▶ _DIRECTION_:
Collect each line of the entries that holds the string "this".

[Records with drawing code]
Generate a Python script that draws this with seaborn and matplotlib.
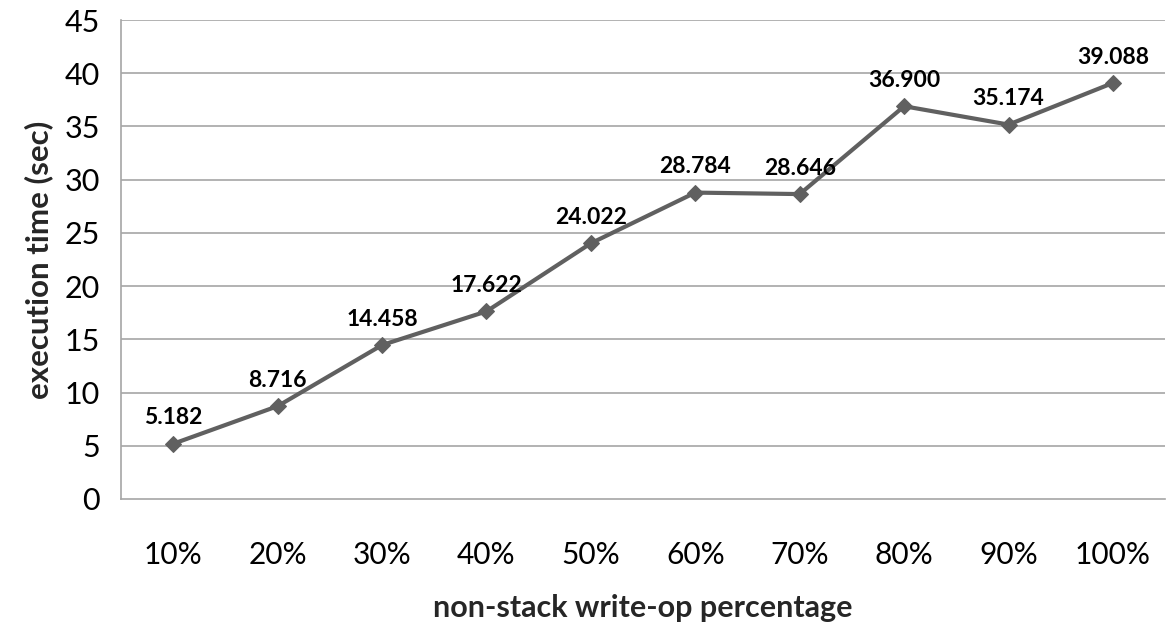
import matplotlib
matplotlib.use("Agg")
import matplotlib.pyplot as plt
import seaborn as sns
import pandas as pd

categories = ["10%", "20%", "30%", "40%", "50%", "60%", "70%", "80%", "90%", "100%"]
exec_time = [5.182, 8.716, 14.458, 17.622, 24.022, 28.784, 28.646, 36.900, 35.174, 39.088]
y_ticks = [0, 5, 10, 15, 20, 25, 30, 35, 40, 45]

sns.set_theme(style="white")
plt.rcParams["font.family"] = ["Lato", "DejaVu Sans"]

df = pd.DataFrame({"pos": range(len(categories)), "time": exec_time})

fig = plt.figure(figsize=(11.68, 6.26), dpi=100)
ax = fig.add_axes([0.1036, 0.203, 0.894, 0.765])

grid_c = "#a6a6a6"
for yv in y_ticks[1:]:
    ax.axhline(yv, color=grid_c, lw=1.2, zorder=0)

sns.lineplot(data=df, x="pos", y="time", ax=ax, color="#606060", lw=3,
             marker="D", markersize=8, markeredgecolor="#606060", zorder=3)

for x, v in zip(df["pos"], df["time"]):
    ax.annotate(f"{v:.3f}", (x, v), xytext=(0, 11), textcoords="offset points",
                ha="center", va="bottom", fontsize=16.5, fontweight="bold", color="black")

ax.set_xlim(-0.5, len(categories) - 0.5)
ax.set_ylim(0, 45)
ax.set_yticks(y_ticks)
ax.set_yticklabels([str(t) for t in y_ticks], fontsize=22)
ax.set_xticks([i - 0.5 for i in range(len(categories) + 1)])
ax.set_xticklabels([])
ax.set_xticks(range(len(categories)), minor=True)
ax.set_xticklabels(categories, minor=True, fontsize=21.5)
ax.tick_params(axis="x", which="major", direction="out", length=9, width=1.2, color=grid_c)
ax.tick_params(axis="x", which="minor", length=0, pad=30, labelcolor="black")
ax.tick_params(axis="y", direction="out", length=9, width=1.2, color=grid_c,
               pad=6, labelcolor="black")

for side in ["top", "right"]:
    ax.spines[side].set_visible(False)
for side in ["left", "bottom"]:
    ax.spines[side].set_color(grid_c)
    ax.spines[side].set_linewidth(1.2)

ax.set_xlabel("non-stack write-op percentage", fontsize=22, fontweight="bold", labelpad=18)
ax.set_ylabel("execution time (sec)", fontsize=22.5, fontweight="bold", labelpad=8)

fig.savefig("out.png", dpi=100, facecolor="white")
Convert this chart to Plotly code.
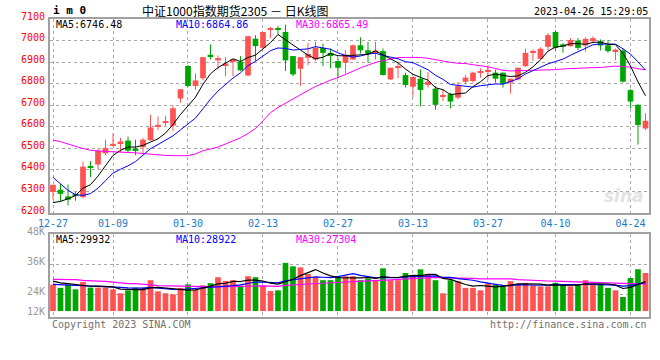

▶ _RESULT_:
Generate a Python script that draws this with seaborn and matplotlib.
Convert this chart to Plotly code.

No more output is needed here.